Free Press said participation in the framework should be mandatory. “Creating mandatory obligations for communications providers before, during and after a disaster will create a much-needed federal regulatory floor for network resiliency and promote equitable outcomes for all communities,” the group said. “Codifying the Framework would essentially use what industry has already identified as best practices” but “subject participants and these practices to independent scrutiny or measurement for efficacy by the Commission,” Free Press said.
The voluntary framework is “woefully insufficient,” Public Knowledge said. Carriers have made “incremental improvements” since 2014, but “the inconsistent practices and viewpoints of wireless carriers on display in the comments, and the resulting consequences to their customers and neighboring carriers’ customers, lay bare the need for meaningful and binding protections for the public instead of continued reliance on inadequate and ad hoc industry measures,” PK said.
Resilience rules should be mandatory because a voluntary framework isn’t working, the California Public Utilities Commission said. “For years the CPUC and our sister agencies have relied on the voluntary efforts of communications service providers to ensure public safety,” the CPUC said: “After each disaster, we continue to experience among others, widespread outages, delayed restoration efforts, and difficulties reaching 911 for hundreds of thousands of people.”
“It is imperative that the FCC develop mandatory standards for network resiliency and power outages for providers to follow, such as battery back-up requirements and better response plans in emergencies, regardless of the technology used by the providers,” said the Michigan Public Service Commission.
Modify the framework to impose resiliency requirements on all service providers who handle 911 calls, the National Association of State Consumer Advocates urged. “The requirements should apply to both facilities-based wireless and wireline carriers, and to providers that offer backhaul service necessary to transport wireless, wireline and other communications services,” the group said.
T-Mobile encouraged the FCC to focus on the resilience of backhaul and power for cellsites. It proposed a separate framework for backhaul providers: “If backhaul providers improve their network resiliency, especially in the ‘last mile,’ the volume of wireless service outages caused by natural disasters will decrease.” Rather than imposing backup power requirements, T-Mobile suggested more focus on “improving the resiliency of the power grid.”

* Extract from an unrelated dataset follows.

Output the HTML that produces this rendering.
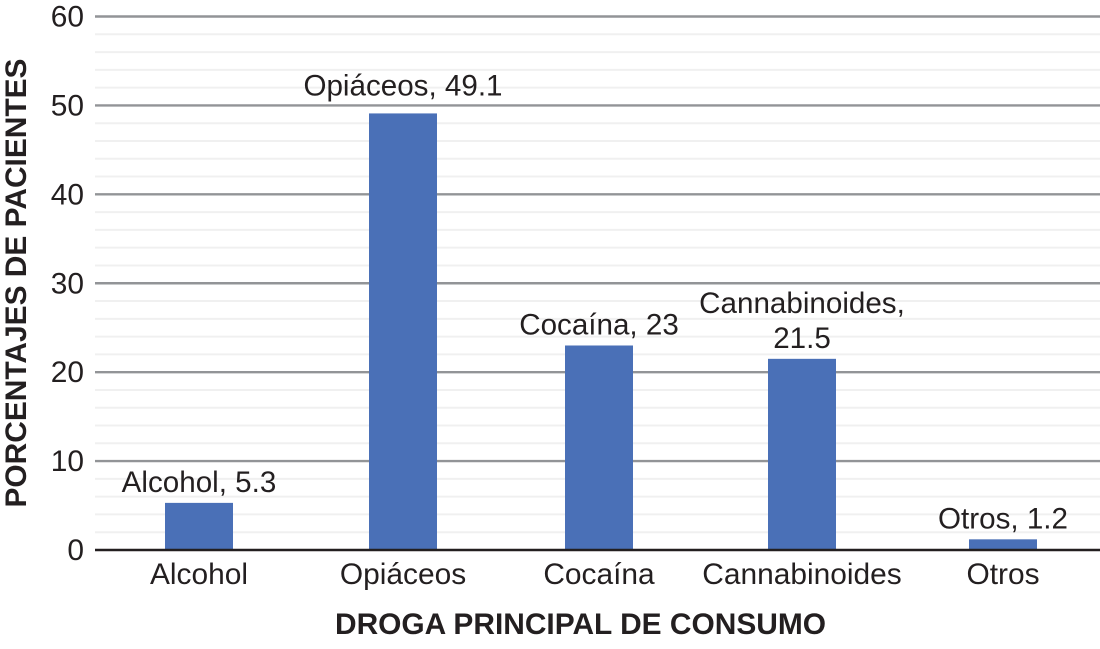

USTelecom said the FCC shouldn’t impose new resilience rules. “Additional regulation to promote network resiliency is unnecessary and would only serve to interrupt effective industry collaboration and market forces already at work to ensure reliable, resilient service,” it commented: “The record demonstrates that communications providers are already driven to ensure their networks remain up and running.”
Some “targeted improvements” to the framework may be needed but should “remain voluntary and … not be codified,” the U.S. Chamber of Commerce said. The Chamber warned against “reflexively” extending wireless requirements to other networks: “Non-wireless networks have remarkably different technologies and structure and, as a result, forcing resiliency recommendations and/or commitments on such networks would have a disruptive effect and not generate any resiliency results that the Commission hopes to achieve.”